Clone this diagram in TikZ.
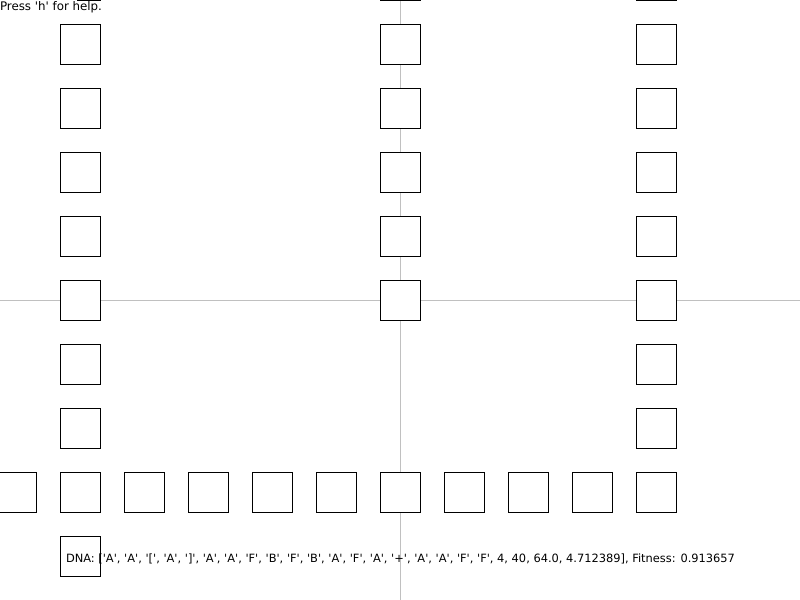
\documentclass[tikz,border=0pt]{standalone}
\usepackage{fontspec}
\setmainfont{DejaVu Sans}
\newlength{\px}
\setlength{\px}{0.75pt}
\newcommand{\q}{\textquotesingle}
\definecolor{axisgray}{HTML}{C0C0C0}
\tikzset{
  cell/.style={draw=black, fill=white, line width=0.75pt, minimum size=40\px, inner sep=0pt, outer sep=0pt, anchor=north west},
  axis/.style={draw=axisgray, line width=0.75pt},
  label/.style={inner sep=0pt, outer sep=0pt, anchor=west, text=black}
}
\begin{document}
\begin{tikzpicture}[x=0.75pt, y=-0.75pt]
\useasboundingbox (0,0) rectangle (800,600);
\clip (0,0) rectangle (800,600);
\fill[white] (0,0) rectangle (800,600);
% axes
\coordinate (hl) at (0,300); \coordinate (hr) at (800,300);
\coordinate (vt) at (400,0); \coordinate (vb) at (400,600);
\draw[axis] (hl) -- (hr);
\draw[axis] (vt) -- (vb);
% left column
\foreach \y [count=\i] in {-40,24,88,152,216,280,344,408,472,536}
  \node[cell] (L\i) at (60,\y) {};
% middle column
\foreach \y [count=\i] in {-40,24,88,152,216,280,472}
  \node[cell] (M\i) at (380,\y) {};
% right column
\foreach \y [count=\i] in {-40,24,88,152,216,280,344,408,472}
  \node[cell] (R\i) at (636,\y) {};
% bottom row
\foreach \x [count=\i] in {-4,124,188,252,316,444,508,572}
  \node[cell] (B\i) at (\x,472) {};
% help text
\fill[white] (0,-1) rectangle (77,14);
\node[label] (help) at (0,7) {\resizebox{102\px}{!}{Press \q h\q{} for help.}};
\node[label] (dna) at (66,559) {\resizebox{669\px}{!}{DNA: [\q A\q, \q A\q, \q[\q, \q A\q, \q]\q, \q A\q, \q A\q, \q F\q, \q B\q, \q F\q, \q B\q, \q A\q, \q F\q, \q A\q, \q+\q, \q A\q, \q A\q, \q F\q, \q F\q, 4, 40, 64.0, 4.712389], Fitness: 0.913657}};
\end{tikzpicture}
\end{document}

--

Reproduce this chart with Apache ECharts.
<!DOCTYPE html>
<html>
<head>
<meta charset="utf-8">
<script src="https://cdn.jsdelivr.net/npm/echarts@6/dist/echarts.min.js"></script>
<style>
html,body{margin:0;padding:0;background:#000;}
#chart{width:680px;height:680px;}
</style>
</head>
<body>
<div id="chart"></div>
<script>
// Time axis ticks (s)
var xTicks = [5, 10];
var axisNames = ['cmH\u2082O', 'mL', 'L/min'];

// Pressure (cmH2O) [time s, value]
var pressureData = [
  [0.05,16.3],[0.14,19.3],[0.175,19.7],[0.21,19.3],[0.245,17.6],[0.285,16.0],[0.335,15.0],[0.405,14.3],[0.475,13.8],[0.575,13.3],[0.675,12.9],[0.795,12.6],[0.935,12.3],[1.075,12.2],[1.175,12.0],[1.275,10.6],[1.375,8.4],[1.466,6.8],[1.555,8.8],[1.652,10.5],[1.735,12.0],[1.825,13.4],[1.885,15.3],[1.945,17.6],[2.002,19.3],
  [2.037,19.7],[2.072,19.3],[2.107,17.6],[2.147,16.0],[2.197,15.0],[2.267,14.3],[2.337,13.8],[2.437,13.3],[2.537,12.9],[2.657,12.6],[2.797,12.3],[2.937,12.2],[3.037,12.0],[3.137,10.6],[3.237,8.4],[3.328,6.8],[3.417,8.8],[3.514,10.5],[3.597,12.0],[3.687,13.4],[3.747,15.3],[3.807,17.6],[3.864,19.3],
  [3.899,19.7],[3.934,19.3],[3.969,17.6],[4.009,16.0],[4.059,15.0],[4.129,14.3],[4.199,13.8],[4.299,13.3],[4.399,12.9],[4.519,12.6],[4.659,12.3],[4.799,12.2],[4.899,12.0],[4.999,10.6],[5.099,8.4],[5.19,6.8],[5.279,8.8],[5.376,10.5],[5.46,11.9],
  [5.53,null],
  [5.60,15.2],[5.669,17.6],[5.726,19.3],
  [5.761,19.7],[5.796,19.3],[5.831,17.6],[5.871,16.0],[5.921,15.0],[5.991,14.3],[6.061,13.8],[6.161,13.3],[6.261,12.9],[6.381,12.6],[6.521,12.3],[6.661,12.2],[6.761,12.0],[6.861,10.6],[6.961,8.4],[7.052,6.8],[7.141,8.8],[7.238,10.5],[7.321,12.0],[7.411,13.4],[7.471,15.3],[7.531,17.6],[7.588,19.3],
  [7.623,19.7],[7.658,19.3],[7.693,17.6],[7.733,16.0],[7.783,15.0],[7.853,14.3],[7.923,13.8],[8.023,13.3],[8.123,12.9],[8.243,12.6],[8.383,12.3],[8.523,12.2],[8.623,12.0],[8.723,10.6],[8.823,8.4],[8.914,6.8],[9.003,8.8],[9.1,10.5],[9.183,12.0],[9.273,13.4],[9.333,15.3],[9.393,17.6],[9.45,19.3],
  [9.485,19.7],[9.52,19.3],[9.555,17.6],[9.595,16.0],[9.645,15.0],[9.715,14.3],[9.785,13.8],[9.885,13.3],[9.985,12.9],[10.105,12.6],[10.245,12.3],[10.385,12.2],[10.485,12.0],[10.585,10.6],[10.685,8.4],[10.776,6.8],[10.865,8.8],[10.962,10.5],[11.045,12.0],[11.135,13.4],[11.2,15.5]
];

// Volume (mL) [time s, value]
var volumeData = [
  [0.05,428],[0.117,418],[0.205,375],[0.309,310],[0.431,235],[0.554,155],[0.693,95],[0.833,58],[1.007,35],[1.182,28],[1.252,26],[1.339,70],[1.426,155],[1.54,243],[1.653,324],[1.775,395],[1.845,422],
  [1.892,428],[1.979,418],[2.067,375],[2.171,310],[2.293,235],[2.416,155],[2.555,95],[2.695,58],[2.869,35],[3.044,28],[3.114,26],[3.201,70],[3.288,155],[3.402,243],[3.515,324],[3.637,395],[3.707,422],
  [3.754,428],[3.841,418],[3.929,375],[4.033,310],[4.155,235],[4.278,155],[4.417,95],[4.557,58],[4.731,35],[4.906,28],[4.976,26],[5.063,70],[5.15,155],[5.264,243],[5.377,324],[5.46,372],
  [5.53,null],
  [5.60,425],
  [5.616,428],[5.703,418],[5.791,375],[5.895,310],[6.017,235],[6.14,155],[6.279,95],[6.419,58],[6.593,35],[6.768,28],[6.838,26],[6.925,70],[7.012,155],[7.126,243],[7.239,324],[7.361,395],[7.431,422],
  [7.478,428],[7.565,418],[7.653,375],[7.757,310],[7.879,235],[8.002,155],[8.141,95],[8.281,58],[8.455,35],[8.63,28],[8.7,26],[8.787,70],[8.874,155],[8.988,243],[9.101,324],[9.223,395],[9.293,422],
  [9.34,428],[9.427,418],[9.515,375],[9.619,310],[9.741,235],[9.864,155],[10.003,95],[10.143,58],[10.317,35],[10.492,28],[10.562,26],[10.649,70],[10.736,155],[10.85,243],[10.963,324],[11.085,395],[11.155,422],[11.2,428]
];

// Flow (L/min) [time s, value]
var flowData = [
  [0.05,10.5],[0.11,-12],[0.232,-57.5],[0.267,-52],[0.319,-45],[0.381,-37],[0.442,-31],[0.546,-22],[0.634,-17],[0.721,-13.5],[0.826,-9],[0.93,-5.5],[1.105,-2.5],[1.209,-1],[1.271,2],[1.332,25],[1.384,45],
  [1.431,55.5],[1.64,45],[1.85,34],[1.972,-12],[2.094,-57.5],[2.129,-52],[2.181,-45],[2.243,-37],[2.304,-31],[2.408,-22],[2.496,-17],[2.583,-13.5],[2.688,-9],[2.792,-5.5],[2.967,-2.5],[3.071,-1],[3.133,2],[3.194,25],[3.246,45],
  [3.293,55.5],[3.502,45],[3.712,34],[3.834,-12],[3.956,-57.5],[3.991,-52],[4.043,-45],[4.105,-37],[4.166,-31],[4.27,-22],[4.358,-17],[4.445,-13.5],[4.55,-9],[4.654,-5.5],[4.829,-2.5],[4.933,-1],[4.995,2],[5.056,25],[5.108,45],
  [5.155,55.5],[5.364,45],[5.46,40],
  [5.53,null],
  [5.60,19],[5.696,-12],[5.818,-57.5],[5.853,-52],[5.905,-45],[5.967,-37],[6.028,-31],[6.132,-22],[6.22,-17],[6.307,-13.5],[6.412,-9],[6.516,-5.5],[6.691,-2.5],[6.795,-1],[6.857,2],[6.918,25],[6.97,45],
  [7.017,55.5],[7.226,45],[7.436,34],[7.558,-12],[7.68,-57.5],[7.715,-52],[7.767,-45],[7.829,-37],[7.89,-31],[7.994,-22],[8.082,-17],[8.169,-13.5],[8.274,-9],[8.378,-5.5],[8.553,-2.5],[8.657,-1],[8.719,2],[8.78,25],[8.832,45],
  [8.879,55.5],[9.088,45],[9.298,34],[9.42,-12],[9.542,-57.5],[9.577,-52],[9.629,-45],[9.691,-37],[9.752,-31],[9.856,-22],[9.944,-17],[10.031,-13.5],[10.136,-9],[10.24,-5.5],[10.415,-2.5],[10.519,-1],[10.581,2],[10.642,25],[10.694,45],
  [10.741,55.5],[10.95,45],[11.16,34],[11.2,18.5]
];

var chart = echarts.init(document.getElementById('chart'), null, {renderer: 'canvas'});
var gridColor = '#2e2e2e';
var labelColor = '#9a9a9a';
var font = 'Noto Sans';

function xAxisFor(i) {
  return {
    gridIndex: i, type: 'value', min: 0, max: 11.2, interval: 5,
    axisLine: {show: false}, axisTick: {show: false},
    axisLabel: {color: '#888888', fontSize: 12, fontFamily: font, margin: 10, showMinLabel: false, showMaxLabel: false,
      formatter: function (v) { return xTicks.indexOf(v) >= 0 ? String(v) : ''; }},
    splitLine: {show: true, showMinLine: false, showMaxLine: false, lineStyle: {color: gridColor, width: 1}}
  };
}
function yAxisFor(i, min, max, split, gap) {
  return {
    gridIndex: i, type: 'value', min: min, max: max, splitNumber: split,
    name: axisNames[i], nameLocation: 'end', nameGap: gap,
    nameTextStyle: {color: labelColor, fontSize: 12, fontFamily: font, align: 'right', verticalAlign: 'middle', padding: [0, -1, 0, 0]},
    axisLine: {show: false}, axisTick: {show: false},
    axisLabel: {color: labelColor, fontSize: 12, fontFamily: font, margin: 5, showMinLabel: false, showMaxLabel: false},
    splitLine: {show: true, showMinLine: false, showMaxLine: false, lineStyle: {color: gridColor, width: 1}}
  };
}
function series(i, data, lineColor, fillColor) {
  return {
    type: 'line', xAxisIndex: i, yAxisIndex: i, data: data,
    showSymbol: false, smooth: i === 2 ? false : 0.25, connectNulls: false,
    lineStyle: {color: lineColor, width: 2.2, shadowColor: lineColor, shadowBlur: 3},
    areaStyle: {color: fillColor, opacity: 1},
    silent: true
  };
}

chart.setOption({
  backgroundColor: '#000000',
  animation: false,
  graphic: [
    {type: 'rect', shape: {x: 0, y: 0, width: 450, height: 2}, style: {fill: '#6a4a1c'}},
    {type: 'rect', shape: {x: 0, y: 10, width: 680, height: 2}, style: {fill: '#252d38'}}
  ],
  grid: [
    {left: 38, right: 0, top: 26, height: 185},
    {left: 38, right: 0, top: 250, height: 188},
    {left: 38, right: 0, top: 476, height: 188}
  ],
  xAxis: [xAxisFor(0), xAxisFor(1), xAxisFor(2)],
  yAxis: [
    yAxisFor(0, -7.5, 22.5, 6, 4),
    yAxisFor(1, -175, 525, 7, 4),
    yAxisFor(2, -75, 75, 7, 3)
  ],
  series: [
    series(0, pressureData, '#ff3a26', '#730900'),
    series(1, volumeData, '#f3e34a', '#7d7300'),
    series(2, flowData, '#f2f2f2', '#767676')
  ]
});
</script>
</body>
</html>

Written instruction: Copy out exactly the lines running from the one with "Reproduce this chart with Apache ECharts." to the one with "var axisNames = ['cmH\u2082O', 'mL', 'L/min'];", including both ends, and nothing more.

Result of the exercise:
Reproduce this chart with Apache ECharts.
<!DOCTYPE html>
<html>
<head>
<meta charset="utf-8">
<script src="https://cdn.jsdelivr.net/npm/echarts@6/dist/echarts.min.js"></script>
<style>
html,body{margin:0;padding:0;background:#000;}
#chart{width:680px;height:680px;}
</style>
</head>
<body>
<div id="chart"></div>
<script>
// Time axis ticks (s)
var xTicks = [5, 10];
var axisNames = ['cmH\u2082O', 'mL', 'L/min'];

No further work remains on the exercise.